November.27.2014 0 Comments

nigeria-bankingTechnology experts have predicted that by year 2025 to 2030, a market economy could readily emerge without banks, as we have traditionally known them. Consequently, they urged banks in the region to embrace technology and redefine their operations models to meet the emerging demographic and social change or lose relevance, as more core banking services would be delivered outside the regulated banking industry.

The experts warned that the current shape and makeup of the banking industry in Africa and particularly in Nigeria is inevitably going to change. The sheer scope and speed of evolution in customer behaviour, technology, changing market dynamics and aggressive non-bank competitors such as telcos and technology companies mean banking in the future cannot simply be a continuation of banking as it has been.

Scores of industry stakeholders including bankers, financial analysts, media, risks analysts and financial technologists who gathered in Lagos at the eNNovators Breakfast Series (EBS) 10, organised by Financial Technology Magazine agreed that for banks to continue to be relevant, management of the banks should invest heavily in technology, rediscover and reassert their roles in society and connect with millennial generation aspirations.

Experts at the interactive knowledge-sharing EBS, which has as its theme ‘2025: the End of Banking as We Know it’, agreed that Central Banks across Africa require a radical orientation. They informed that Central Banks need to change their mindset and approach, as at present, banking regulators appear to be focused on tactical responses and their strategic objectives for the future of banks and banking are clouded by political expediency and the ‘too big to fail’ debate.

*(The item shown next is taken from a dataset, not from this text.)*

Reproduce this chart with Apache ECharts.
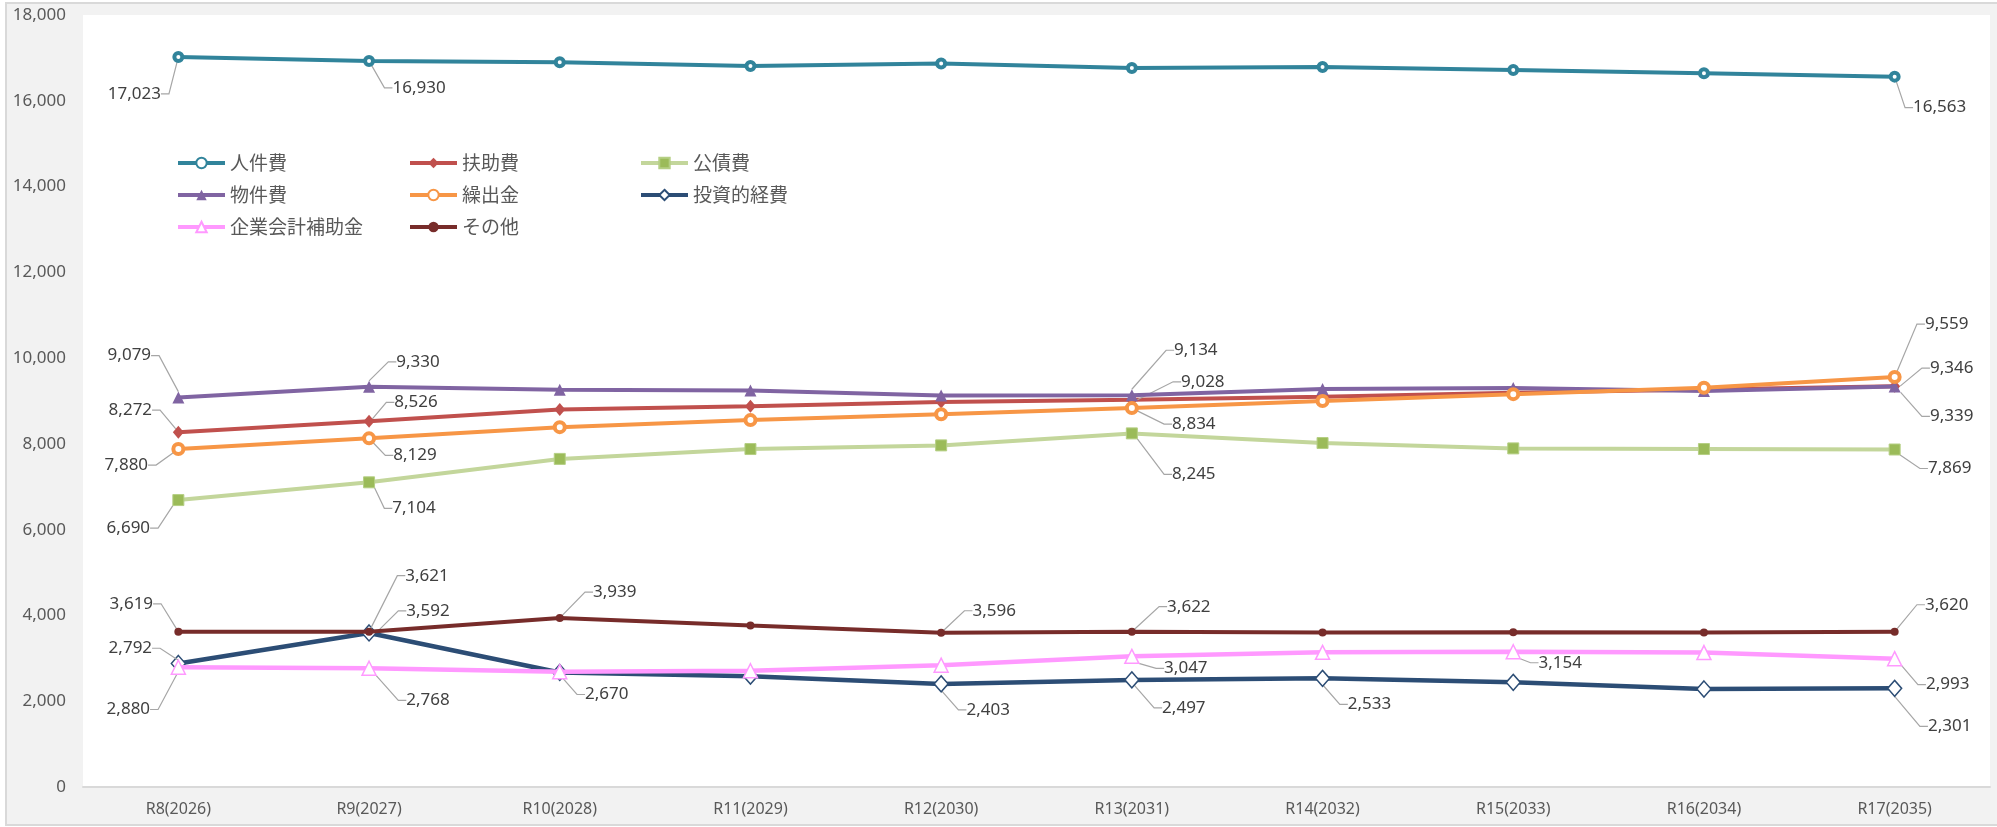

CEO of Innovectives, an e-payment company, Emmanuel Agha, who presented the lead paper, which is a summary of Pricewater House Coopers (PwC)’ research on ‘The future shape of banking – Time for reformation of banking institutions’, explained that banks are facing rapid and irreversible changes of which the current models are no longer sustainable into the future.

According to him, while the PwC paper did not look at the end of banking as a grouping of services focused on meeting financial needs, it is imperative to look at the end of banking and banks as we currently know them. He warned that a failure to adapt could also mean the end of some regulatory bodies and instruments.

Agha argued that: “The challenges and dilemmas posed by the parallel changes in technology, customers and revolution are not confined to the incumbent banks or even the non-bank pretenders. Banking policy and regulatory community would face its own challenges and struggle for relevance”.